Здание школы в Коткове немцы переоборудовали под маслосырозавод. Сюда по их грозным приказам население сдавало молоко, яйца и другие продукты для гитлеровской армии. После уничтожения мостов движение вражеского транспорта на большаках вре­менно прекратилось. В бывшей школе скопилось боль­шое количество продуктов. Об этом сообщила учитель­ница Екатерина Ивановна Озелевская. Партизаны внезапно ворвались на территорию маслосырозавода, перебили охрану, большую часть продуктов роздали населению, а остальное забрали с собой. Оборудование разбили.

 С этих эпизодов начинается боевой путь партизан­ского отряда Рыбакова, о котором вскоре со злобой заговорят немцы. Люди отряда сжигали мосты, минировали шоссейные дороги, громили волостные управы, уничтожали сенопункты, маслосырозаводы, средства связи... Гитлеровцы никак не могли напасть на след «сапожника» Григорьевича и Кривоносова и обещали за их головы по двадцать пять тысяч марок.

Рыбаков почти ежедневно переходил из деревни в деревню, менял места ночлега. Чаще всего он останавливался в деревне Волкованово в семье Деменковых. Однажды, когда после ночлега Василий Филиппо­вич и хозяин дома Алексей ушли в лес на встречу с то­варищами, из Себежа нагрянули фашисты. Обыскав дом Деменковых, они арестовали Ефросинью, жену Алексея, и увезли ее в город. На допросах они жесто­ко пытали женщину. Она умерла, но не проронила ни слова. За связь с партизанами гитлеровцы схватили и после пыток расстреляли мельника Дмитрия Ильи­ча Калину и его жену.

Большую помощь отряду Рыбакова оказывал Пи­мон Прокофьев. Как староста, он «усердно» выпол­нял приказы оккупантов. Из-за этого усердия от кол­хозников артели «Сила». немцы не получили ни одной пары валенок, ни килограмма зерна и других продук­тов. Пимон заранее договаривался с Григорьевичем, когда лучше повезти из их деревни «оброк» в Себеж, в каком лесу и как устроить «нападение» на обоз. Весь «оброк» попадал партизанам, а староста Прокофьев, весь потный, в простреленном пулями полушубке, бе­жал в Себеж и жаловался немцам, что его обоз раз­громили партизаны. Так продолжалось до тех пор пока оккупанты не раскусили старосту. Но он, преду­прежденный верными людьми, сумел вовремя уйти в Рыбакову в отряд и храбро сражался в нем до соеди­нения партизан с частями Красной Армии.

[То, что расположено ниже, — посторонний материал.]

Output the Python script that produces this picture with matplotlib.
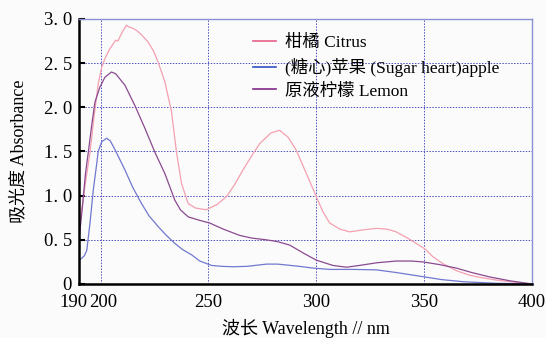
import matplotlib
matplotlib.use("Agg")
import matplotlib.pyplot as plt
import matplotlib.transforms as mtransforms

plt.rcParams['font.family'] = ['Liberation Serif', 'Noto Sans CJK SC']

# Citrus (pink)
citrus_x = [190, 191.5, 193, 195.1, 197, 199, 200.5, 202, 204, 205.9, 207, 208, 210, 212, 213,
            214.5, 216.7, 219, 222, 224.5, 226.7, 229.8, 232.9, 235.2, 237.5, 240.6, 244, 249,
            254, 258.4, 262, 266, 270, 273.8, 279, 283, 287, 290.8, 295.4, 300, 303, 306.2, 311,
            315.5, 321, 327.8, 333, 337, 343, 350.2, 354, 358.7, 365, 371, 377, 383.4, 392, 400]
citrus_y = [0.62, 0.88, 1.15, 1.49, 1.90, 2.28, 2.45, 2.55, 2.65, 2.72, 2.76, 2.75, 2.85, 2.93, 2.91,
            2.90, 2.87, 2.82, 2.74, 2.64, 2.51, 2.29, 1.95, 1.49, 1.14, 0.91, 0.86, 0.84,
            0.90, 0.99, 1.12, 1.29, 1.45, 1.59, 1.71, 1.74, 1.66, 1.51, 1.25, 0.99, 0.82, 0.69, 0.62,
            0.59, 0.61, 0.63, 0.62, 0.59, 0.51, 0.40, 0.31, 0.23, 0.15, 0.10, 0.07, 0.045, 0.02, 0.0]

# (Sugar heart) apple (blue)
apple_x = [190, 191.2, 192.5, 193.6, 195.1, 196.6, 198.2, 198.9, 200.5, 202.8, 204.5, 206.7, 211.3,
           215, 219, 222.5, 226.7, 230.5, 234.4, 238, 242.2, 246, 251.4, 256, 261.4, 268, 276.9,
           282, 286.2, 292, 298.5, 306.2, 317, 327.8, 337, 349.4, 358, 368, 383, 400]
apple_y = [0.27, 0.29, 0.32, 0.38, 0.69, 1.06, 1.36, 1.50, 1.61, 1.65, 1.62, 1.52, 1.29,
           1.09, 0.91, 0.77, 0.65, 0.55, 0.46, 0.39, 0.33, 0.26, 0.21, 0.20, 0.195, 0.20, 0.225,
           0.225, 0.215, 0.20, 0.18, 0.165, 0.165, 0.16, 0.13, 0.083, 0.05, 0.026, 0.008, 0.0]

# Lemon juice (purple)
lemon_x = [190, 191.5, 193, 194.3, 195.9, 197.4, 199.7, 202, 205, 207, 211.3, 215.9, 220.6, 225.2,
           229.8, 234.4, 237, 240.6, 246, 250.6, 257, 264.5, 270, 276.9, 282, 287.7, 294, 300,
           307.7, 314, 320, 328, 337, 344, 349.4, 357, 364.9, 372, 380.3, 390, 400]
lemon_y = [0.50, 0.85, 1.25, 1.49, 1.80, 2.06, 2.23, 2.34, 2.40, 2.38, 2.25, 2.02, 1.76, 1.49,
           1.25, 0.95, 0.84, 0.76, 0.72, 0.69, 0.62, 0.55, 0.52, 0.50, 0.48, 0.44, 0.35, 0.27,
           0.21, 0.19, 0.21, 0.24, 0.26, 0.26, 0.25, 0.22, 0.18, 0.13, 0.08, 0.035, 0.0]

labels = ["柑橘 Citrus", "(糖心)苹果 (Sugar heart)apple", "原液柠檬 Lemon"]
x_ticks = [190, 200, 250, 300, 350, 400]
y_ticks = [0, 0.5, 1.0, 1.5, 2.0, 2.5, 3.0]
y_tick_labels = ["0", "0. 5", "1. 0", "1. 5", "2. 0", "2. 5", "3. 0"]

fig = plt.figure(figsize=(5.46, 3.38), dpi=100, facecolor='#fbfbfb')
ax = fig.add_axes([0.1447, 0.1598, 0.8297, 0.7840])
ax.set_facecolor('#fbfbfb')

ax.plot(citrus_x, citrus_y, color='#f4a0b0', lw=0.9)
ax.plot(apple_x, apple_y, color='#7078d0', lw=0.9)
ax.plot(lemon_x, lemon_y, color='#8a4a90', lw=0.9)

ax.set_xlim(190, 400)
ax.set_ylim(0, 3.0)

for xv in [200, 250, 300, 350]:
    ax.axvline(xv, color='#5050c0', lw=0.7, ls=(0, (1.5, 1.5)), zorder=0)
for yv in [0.5, 1.0, 1.5, 2.0, 2.5]:
    ax.axhline(yv, color='#5050c0', lw=0.7, ls=(0, (1.5, 1.5)), zorder=0)

ax.spines['left'].set_linewidth(1.8)
ax.spines['bottom'].set_linewidth(1.8)
ax.spines['top'].set_color('#8a90d8')
ax.spines['right'].set_color('#8a90d8')
ax.spines['top'].set_linewidth(1.0)
ax.spines['right'].set_linewidth(1.0)

ax.set_xticks(x_ticks)
ax.set_yticks(y_ticks)
ax.set_yticklabels(y_tick_labels)
ax.tick_params(axis='y', direction='in', length=4, width=1.5, pad=5, labelsize=13.5)
ax.tick_params(axis='x', length=0, pad=7, labelsize=13.5)

xl = ax.get_xticklabels()
xl[0].set_transform(xl[0].get_transform() + mtransforms.ScaledTranslation(-6 / 100, 0, fig.dpi_scale_trans))
xl[1].set_transform(xl[1].get_transform() + mtransforms.ScaledTranslation(3 / 100, 0, fig.dpi_scale_trans))

ax.set_xlabel("波长 Wavelength // nm", fontsize=13, labelpad=6)
ax.set_ylabel("吸光度 Absorbance", fontsize=13, labelpad=12)

leg_lines = [plt.Line2D([], [], color='#e8608a', lw=1.2),
             plt.Line2D([], [], color='#3050c0', lw=1.2),
             plt.Line2D([], [], color='#802a88', lw=1.2)]
ax.legend(leg_lines, labels, loc='upper left', bbox_to_anchor=(0.384, 0.94),
          frameon=False, fontsize=12.5, handlelength=1.3, handletextpad=0.55,
          borderpad=0, borderaxespad=0, labelspacing=0.38)

fig.savefig("out.png", dpi=100, facecolor=fig.get_facecolor())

Однажды осенью 1942 года был объявлен общий сбор отряда. Все партизаны в полной боевой форме собрались днем впервые. Рыбаков и Кривоносов встре­чали своих товарищей радостными улыбками, здоро­вались с каждым за руку. Построив отряд, Рыбаков сказал:

— Товарищи, с Большой земли в наш район при­было партизанское соединение. Мы сейчас тронемся в путь, чтобы влиться в одну из его бригад. По дерев­ням будем идти строем. Пусть все видят, кто воюет с оккупантами.

Рыбаков вел своих бойцов к деревне Колошино, в которой находилось волостное правление, работал маслосырозавод. Охрана состояла из пяти полицейских. Старшина волости тоже имел оружие. Партизаны открыто вошли в деревню и окружили дом старшины.

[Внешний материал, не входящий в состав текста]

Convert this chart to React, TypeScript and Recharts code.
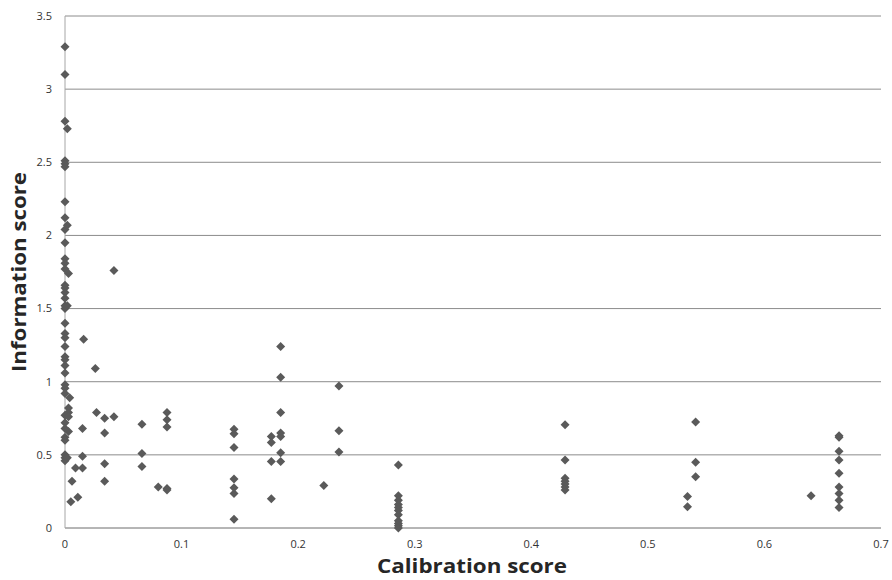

— Стучи,— приказал Рыбаков.

Партизан Лаврешин поднялся на крыльцо и постучал в дверь.

— Кто там?

— Свои, открывайте!

Вошли в дом. Женщина зажгла лампу.

— Где хозяин? — спросил Рыбаков.

— В Опочке,— пугливо ответила хозяйка.

— Неправда, он дома.

Перепуганного старшину вытащили из-под кровати, а винтовку с патронами он уже сам достал из-за печки.

— А теперь, — сказал Рыбаков, обращаясь к жене старшины,— от имени своего мужа оповести всех по­лицейских, чтобы немедля явились сюда в полном во­оружении. Понятно?

Вскоре пятеро полицейских один за другим яви­лись к старшине. По его приказу они ставили в угол винтовки и выкладывали патроны.

— А сейчас соберите всю деревню на сход! — рас­порядился Рыбаков.

Через полчаса жители деревни заполнили волост­ное правление. Командир отряда выступил перед на­селением. Он рассказал о положении на фронтах, о действиях партизан, призвал народ саботировать рас­поряжения оккупационных властей. Затем на глазах у всех были сожжены волостные бумаги. После схода направились к маслосырозаводу. Все, что там нахо­дилось — масло, сметана, соль,— было роздано насе­лению. Оборудование и механизмы сожгли.

На следующий день в деревню Жуки отряд Рыба­кова вошел походной колонной. Все деревенские вы­шли из домов. Партизаны подтянулись.

— Смотрите, это же Григорьевич! Вот так сапож­ник! — восклицали женщины.

Радостной была встреча рыбаковцев с партизана­ми корпуса, с которыми они вместе пойдут на врага.